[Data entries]
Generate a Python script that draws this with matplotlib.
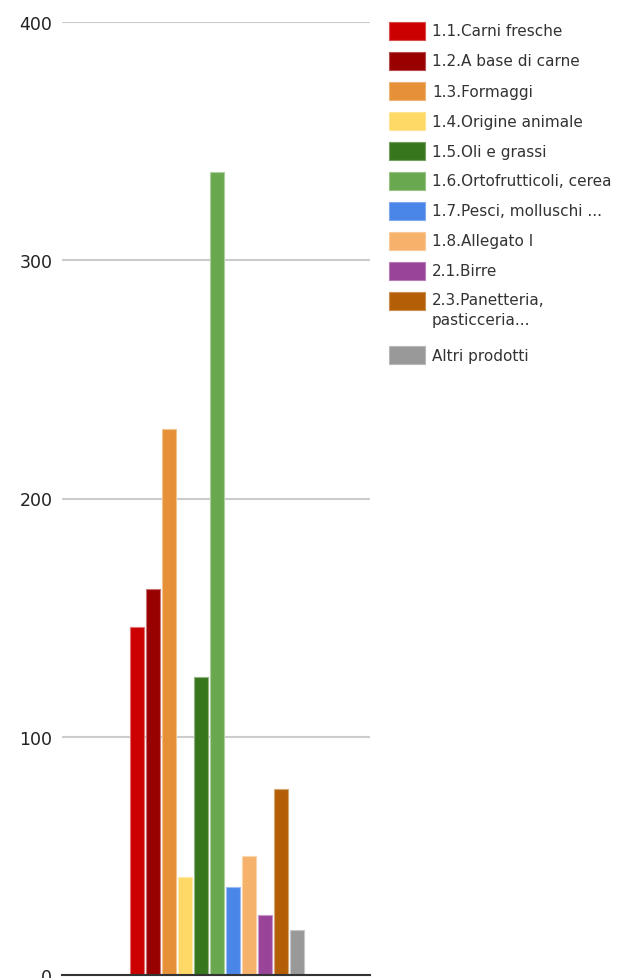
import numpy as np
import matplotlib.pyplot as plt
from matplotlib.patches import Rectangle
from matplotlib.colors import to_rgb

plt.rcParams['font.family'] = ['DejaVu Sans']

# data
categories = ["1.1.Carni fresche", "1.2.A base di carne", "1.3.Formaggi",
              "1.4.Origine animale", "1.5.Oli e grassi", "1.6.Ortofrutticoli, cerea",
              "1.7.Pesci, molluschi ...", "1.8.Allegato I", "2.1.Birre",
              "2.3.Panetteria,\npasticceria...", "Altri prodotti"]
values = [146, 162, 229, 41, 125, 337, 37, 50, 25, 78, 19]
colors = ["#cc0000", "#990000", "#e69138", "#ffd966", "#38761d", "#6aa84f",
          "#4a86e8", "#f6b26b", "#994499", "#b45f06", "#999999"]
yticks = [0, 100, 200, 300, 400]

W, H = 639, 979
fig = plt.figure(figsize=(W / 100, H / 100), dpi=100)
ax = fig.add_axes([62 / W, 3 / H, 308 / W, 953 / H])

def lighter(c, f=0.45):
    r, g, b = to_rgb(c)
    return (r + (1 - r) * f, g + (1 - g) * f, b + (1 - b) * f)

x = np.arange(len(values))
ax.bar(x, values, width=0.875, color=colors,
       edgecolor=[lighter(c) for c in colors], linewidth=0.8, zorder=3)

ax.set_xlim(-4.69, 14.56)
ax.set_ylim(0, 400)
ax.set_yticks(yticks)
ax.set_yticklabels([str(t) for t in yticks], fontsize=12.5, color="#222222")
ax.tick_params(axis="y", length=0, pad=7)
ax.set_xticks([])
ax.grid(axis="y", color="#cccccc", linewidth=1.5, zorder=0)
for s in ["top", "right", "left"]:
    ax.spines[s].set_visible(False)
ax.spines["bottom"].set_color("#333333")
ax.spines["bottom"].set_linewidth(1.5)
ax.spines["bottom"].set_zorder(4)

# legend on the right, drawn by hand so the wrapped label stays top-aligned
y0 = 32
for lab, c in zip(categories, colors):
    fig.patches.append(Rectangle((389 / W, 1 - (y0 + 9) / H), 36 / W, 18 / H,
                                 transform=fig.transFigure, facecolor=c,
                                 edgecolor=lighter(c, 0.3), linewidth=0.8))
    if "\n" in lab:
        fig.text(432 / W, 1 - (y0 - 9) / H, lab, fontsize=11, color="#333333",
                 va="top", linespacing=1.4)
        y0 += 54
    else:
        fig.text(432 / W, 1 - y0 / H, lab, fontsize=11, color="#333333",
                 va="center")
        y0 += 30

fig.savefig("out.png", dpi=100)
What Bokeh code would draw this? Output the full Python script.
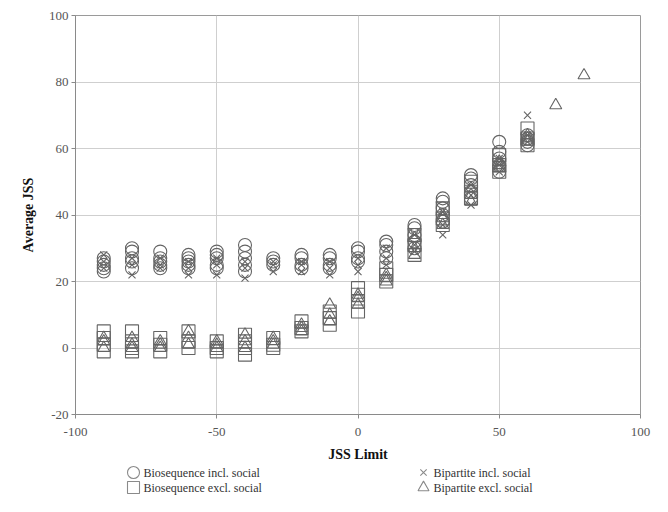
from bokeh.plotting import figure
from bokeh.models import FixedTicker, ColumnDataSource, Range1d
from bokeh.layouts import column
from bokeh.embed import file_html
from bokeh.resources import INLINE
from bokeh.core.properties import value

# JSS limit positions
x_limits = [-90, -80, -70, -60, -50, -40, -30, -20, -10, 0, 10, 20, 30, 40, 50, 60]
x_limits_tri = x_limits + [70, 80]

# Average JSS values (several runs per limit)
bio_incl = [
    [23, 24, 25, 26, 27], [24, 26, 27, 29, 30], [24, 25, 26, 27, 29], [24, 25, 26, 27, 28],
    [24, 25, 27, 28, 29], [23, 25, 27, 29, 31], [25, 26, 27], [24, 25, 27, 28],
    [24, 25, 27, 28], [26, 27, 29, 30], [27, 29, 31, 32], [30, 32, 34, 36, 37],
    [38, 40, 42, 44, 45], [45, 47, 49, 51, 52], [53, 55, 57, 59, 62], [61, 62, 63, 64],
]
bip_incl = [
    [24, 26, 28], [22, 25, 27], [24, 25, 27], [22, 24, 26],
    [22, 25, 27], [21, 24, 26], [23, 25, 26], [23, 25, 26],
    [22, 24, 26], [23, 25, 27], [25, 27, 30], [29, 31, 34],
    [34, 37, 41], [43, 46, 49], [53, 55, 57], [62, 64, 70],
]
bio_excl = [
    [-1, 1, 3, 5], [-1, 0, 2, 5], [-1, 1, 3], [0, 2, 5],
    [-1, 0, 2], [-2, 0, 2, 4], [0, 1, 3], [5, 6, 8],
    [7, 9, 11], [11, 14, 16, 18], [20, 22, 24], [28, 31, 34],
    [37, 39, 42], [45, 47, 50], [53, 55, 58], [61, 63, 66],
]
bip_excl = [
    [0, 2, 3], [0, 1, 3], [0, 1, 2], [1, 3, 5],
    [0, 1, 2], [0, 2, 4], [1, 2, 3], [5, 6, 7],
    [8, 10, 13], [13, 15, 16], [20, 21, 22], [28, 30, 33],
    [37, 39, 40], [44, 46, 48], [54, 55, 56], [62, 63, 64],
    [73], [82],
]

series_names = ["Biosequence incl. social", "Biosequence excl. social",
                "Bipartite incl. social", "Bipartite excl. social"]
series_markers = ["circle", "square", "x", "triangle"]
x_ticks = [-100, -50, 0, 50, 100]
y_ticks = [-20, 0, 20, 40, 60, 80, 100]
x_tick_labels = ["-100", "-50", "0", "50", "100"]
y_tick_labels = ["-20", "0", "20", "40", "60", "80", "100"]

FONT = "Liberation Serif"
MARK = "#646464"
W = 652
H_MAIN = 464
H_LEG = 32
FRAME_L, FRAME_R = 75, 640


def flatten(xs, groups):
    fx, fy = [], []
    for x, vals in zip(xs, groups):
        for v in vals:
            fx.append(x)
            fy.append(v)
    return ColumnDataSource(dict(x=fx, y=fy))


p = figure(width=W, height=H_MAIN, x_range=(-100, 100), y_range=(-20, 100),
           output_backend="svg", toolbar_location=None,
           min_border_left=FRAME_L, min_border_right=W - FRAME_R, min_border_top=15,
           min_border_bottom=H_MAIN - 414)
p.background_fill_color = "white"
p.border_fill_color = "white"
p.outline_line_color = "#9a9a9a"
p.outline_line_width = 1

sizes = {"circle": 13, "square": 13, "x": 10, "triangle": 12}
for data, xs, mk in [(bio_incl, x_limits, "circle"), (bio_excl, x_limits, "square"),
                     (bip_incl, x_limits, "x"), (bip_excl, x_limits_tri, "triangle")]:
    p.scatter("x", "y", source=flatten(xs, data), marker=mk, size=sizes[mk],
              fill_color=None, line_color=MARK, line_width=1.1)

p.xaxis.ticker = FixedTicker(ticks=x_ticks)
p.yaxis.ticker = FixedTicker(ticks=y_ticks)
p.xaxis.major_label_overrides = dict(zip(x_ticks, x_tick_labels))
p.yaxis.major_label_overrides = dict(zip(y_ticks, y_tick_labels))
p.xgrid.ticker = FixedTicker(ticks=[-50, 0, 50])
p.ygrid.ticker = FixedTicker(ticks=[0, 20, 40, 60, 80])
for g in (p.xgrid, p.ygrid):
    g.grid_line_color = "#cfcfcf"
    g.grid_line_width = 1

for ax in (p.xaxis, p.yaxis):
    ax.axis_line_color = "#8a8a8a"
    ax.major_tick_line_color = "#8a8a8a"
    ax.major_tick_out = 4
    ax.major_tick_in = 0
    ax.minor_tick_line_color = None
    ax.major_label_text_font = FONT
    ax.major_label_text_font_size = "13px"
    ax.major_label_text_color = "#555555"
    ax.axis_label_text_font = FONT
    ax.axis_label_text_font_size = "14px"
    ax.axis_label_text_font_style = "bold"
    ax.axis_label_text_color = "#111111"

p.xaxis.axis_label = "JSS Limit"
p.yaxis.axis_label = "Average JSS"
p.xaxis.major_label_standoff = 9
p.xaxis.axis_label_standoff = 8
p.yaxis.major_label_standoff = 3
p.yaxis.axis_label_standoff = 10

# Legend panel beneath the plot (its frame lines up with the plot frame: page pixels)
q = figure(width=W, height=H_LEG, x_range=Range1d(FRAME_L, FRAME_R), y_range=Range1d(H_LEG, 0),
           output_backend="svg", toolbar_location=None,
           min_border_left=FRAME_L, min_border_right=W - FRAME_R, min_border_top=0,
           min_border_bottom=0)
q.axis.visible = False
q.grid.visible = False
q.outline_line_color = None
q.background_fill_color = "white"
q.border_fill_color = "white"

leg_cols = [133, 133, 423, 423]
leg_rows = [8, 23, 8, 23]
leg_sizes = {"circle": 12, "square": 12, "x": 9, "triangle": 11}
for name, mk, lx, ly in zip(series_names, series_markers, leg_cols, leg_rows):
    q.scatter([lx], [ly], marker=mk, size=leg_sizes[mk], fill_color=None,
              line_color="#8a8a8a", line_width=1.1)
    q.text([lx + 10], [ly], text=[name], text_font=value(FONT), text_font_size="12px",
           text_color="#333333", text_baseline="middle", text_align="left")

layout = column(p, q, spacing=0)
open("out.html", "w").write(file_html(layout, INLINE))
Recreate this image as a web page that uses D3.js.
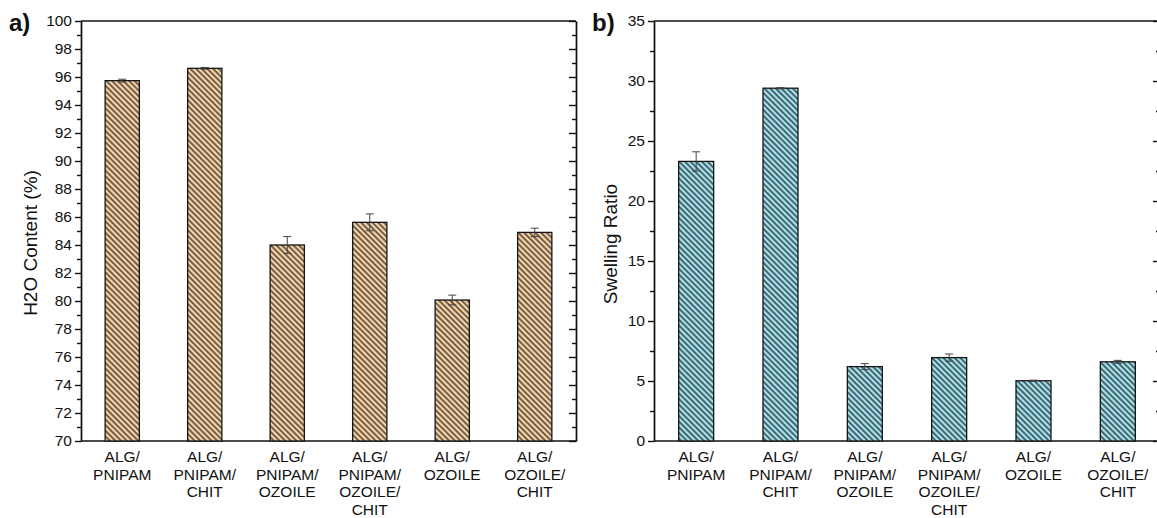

▸ **Task goal**: Everything from the first line of the entries through the line that contains "plt.rcParams['font.family'] = ['DejaVu Sans']" is to be reproduced exactly, except the pictures.

▸ **Correct result**:
Generate a Python script that draws this with matplotlib.
import numpy as np
import matplotlib.pyplot as plt
from matplotlib.patches import Rectangle
from matplotlib.colors import to_rgb

plt.rcParams['font.family'] = ['DejaVu Sans']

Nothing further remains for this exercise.